S_{l, r} = a_{l} + a_{l + 1} + ... + a_{r} = (a_{1} + ... + a_{l} + a_{l + 1} + ... + a_{r}) - (a_{1} + ... + a_{l - 1}) = s_{r} - s_{l - 1}

So we can answer the query $S_{l, r}$ in constant time.

Example

Let's compute the sum $a_{3} + a_{4} + a_{5}$ for the input example.

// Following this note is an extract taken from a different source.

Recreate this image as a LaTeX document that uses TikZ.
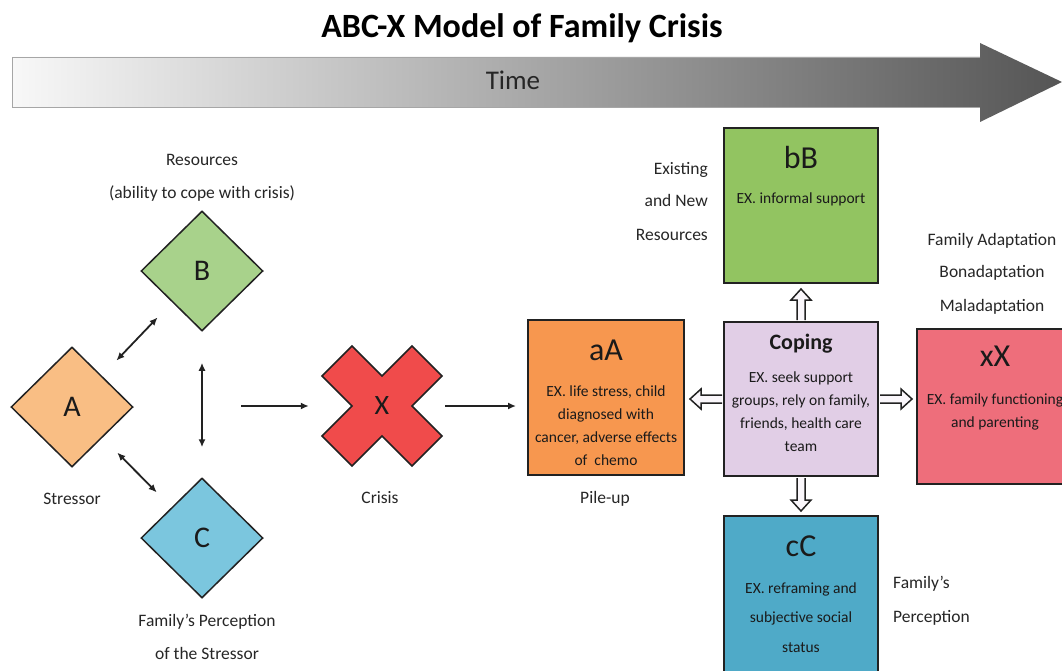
\documentclass[tikz,border=0pt]{standalone}
\usepackage{fontspec}
\setmainfont{Carlito}
\usetikzlibrary{shapes.geometric,arrows.meta,calc}
\definecolor{labelc}{HTML}{262626}
\definecolor{txtc}{HTML}{1A1A1A}
\definecolor{edgec}{HTML}{222222}
\definecolor{diaA}{HTML}{F9BE84}
\definecolor{diaB}{HTML}{A8D28B}
\definecolor{diaC}{HTML}{7BC6DE}
\definecolor{crossc}{HTML}{F04B4B}
\definecolor{boxa}{HTML}{F7974F}
\definecolor{boxb}{HTML}{92C461}
\definecolor{boxcop}{HTML}{E1CEE6}
\definecolor{boxx}{HTML}{EE6E7B}
\definecolor{boxc}{HTML}{4FAAC8}
\definecolor{arrfill}{HTML}{FAF7FB}
\definecolor{tleft}{HTML}{F8F8F8}
\definecolor{tmid}{HTML}{C4C4C4}
\definecolor{tright}{HTML}{555555}
\newcommand\fsz[1]{\fontsize{#1}{#1}\selectfont}
\begin{document}
\begin{tikzpicture}[x=1pt,y=-1pt,
  lbl/.style={text=labelc, font=\fsz{17.5}, inner sep=0, anchor=base},
  boxtxt/.style={text=txtc, font=\fsz{15.5}, inner sep=0, anchor=base},
  bigtxt/.style={text=txtc, font=\fsz{32}, inner sep=0, anchor=base},
  dia/.style={diamond, draw=edgec, line width=1.5pt, minimum width=122pt, minimum height=120pt, inner sep=0, font=\fsz{30}, text=txtc},
  boxn/.style={rectangle, draw=edgec, line width=2pt, minimum width=154pt, minimum height=155pt, inner sep=0},
  conn/.style={line width=1.8pt, edgec, -{Latex[length=8pt,width=7pt]}},
  dconn/.style={line width=1.8pt, edgec, {Latex[length=8pt,width=7pt]}-{Latex[length=8pt,width=7pt]}},
  barrow/.style={draw=edgec, line width=1.5pt, fill=arrfill, line join=miter}
]
\useasboundingbox (0,0) rectangle (1062,671);
\clip (0,0) rectangle (1062,671);

% title
\node[font=\bfseries\fsz{34}, text=black, inner sep=0, anchor=base] (title) at (522,38) {ABC-X Model of Family Crisis};

% time arrow
\shade[left color=tleft, middle color=tmid, right color=tright]
  (12,57) -- (980,57) -- (980,43) -- (1062,82) -- (980,122) -- (980,107) -- (12,107) -- cycle;
\draw[gray!70, line width=0.8pt] (980,57) -- (12,57) -- (12,107) -- (980,107);
\node[font=\fsz{27}, text=labelc, inner sep=0, anchor=base] (time) at (513,90) {Time};

% diamonds
\node[dia, fill=diaA] (A) at (72,407) {A};
\node[dia, fill=diaB] (B) at (202,271) {B};
\node[dia, fill=diaC] (C) at (202,538) {C};
\node[lbl] (resl1) at (202,166) {Resources};
\node[lbl] (resl2) at (202,199) {(ability to cope with crisis)};
\node[lbl] (strl) at (72,504) {Stressor};
\node[lbl] (perl1) at (207,626) {Family’s Perception};
\node[lbl] (perl2) at (207,659) {of the Stressor};

\draw[dconn, shorten <=21pt, shorten >=21pt] (A) -- (B);
\draw[dconn, shorten <=21pt, shorten >=21pt] (A) -- (C);
\draw[dconn, shorten <=31pt, shorten >=30pt] (B.south) -- (C.north);

% crisis cross
\begin{scope}[shift={(382,406)}]
\draw[fill=crossc, draw=edgec, line width=1.5pt, line join=miter]
  (-60,-30) -- (-30,-60) -- (0,-30) -- (30,-60) -- (60,-30) -- (30,0) --
  (60,30) -- (30,60) -- (0,30) -- (-30,60) -- (-60,30) -- (-30,0) -- cycle;
\end{scope}
\node[minimum width=120pt, minimum height=120pt, inner sep=0, font=\fsz{28}, text=txtc] (X) at (382,406) {X};
\node[lbl] (crisl) at (380,503) {Crisis};
\coordinate (abc) at (241,406);
\draw[conn, shorten >=13pt] (abc) -- (X);

% boxes
\node[boxn, fill=boxa, minimum width=156pt] (aA) at (606,397.5) {};
\node[boxn, fill=boxb] (bB) at (801,205.5) {};
\node[boxn, fill=boxcop, minimum height=154pt] (cop) at (801,399) {};
\node[boxn, fill=boxx, minimum width=156pt] (xX) at (995,406) {};
\node[boxn, fill=boxc, minimum height=160pt] (cC) at (801,596) {};

\draw[conn, shorten <=3pt, shorten >=11pt] (X.east) -- (aA.west |- X.east);

% aA text
\node[bigtxt] (aAt) at (606,360) {aA};
\node[boxtxt] (aA1) at (606,396) {EX. life stress, child};
\node[boxtxt] (aA2) at (606,419) {diagnosed with};
\node[boxtxt] (aA3) at (606,442) {cancer, adverse effects};
\node[boxtxt] (aA4) at (606,465) {of\ \ chemo};
\node[lbl] (pilel) at (605,503) {Pile-up};

% bB text
\node[bigtxt] (bBt) at (801,168) {bB};
\node[boxtxt] (bB1) at (801,204) {EX. informal support};
\node[lbl, anchor=base east] (exl1) at (708,175) {Existing};
\node[lbl, anchor=base east] (exl2) at (708,207) {and New};
\node[lbl, anchor=base east] (exl3) at (708,240) {Resources};

% coping text
\node[font=\bfseries\fsz{22}, text=txtc, inner sep=0, anchor=base] (copt) at (801,349) {Coping};
\node[boxtxt] (cop1) at (801,382) {EX. seek support};
\node[boxtxt] (cop2) at (801,405) {groups, rely on family,};
\node[boxtxt] (cop3) at (801,428) {friends, health care};
\node[boxtxt] (cop4) at (801,451) {team};

% xX text
\node[bigtxt] (xXt) at (995,366) {xX};
\node[boxtxt] (xX1) at (995,404) {EX. family functioning};
\node[boxtxt] (xX2) at (995,427) {and parenting};
\node[lbl] (fal1) at (992,245) {Family Adaptation};
\node[lbl] (fal2) at (992,277) {Bonadaptation};
\node[lbl] (fal3) at (992,311) {Maladaptation};

% cC text
\node[bigtxt] (cCt) at (801,556) {cC};
\node[boxtxt] (cC1) at (801,593) {EX. reframing and};
\node[boxtxt] (cC2) at (801,622) {subjective social};
\node[boxtxt] (cC3) at (801,652) {status};
\node[lbl, anchor=base west] (fpl1) at (893,588) {Family’s};
\node[lbl, anchor=base west] (fpl2) at (893,622) {Perception};

% block arrows from coping
\filldraw[barrow] ($(cop.north)+(-4,-1)$) -- ($(bB.south)+(-4,16)$) -- ($(bB.south)+(-10,16)$)
  -- ($(bB.south)+(0,5)$) -- ($(bB.south)+(10,16)$) -- ($(bB.south)+(4,16)$) -- ($(cop.north)+(4,-1)$);
\filldraw[barrow] ($(cop.south)+(-4,1)$) -- ($(cC.north)+(-4,-15)$) -- ($(cC.north)+(-10,-15)$)
  -- ($(cC.north)+(0,-4)$) -- ($(cC.north)+(10,-15)$) -- ($(cC.north)+(4,-15)$) -- ($(cop.south)+(4,1)$);
\filldraw[barrow] ($(cop.west)+(-1,-4)$) -- ($(aA.east |- cop.west)+(16,-4)$) -- ($(aA.east |- cop.west)+(16,-10)$)
  -- ($(aA.east |- cop.west)+(5,0)$) -- ($(aA.east |- cop.west)+(16,10)$) -- ($(aA.east |- cop.west)+(16,4)$) -- ($(cop.west)+(-1,4)$);
\filldraw[barrow] ($(cop.east)+(1,-4)$) -- ($(xX.west |- cop.east)+(-15,-4)$) -- ($(xX.west |- cop.east)+(-15,-10)$)
  -- ($(xX.west |- cop.east)+(-4,0)$) -- ($(xX.west |- cop.east)+(-15,10)$) -- ($(xX.west |- cop.east)+(-15,4)$) -- ($(cop.east)+(1,4)$);
\end{tikzpicture}
\end{document}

We have: $a_{3} + a_{4} + a_{5} = s_{5} - s_{2} = 15 - 3 = 12.$

Algorithm realization

Declare two working two-dimensional arrays.

#define MAX 1000001
int a[MAX], s[MAX];

Read the input set of numbers into array $a$ , and calculate the partial sums in array $s$ .

scanf("%d",&n); 
s[0] = 0;
for(i = 1; i <= n; i++)
{
  scanf("%d",&a[i]);
  s[i] = s[i-1] + a[i];
}

Process $m$ queries.

scanf("%d",&m);
for(i = 0; i < m; i++)
{
  scanf("%d %d",&b,&c);
  printf("%d\n",s[c] - s[b-1]);
}

Python realization

Read the input data.

n = int(input())
a = [0] + list(map(int, input().split()))

Calculate the partial sums of list $a$ in list $s$ .

s = [0] * (n + 1)
for i in range(1, n + 1):
  s[i] = s[i - 1] + a[i]

Process $m$ queries.

m = int(input())
for _ in range(m):
  b, c = map(int, input().split())
  print(s[c] - s[b - 1])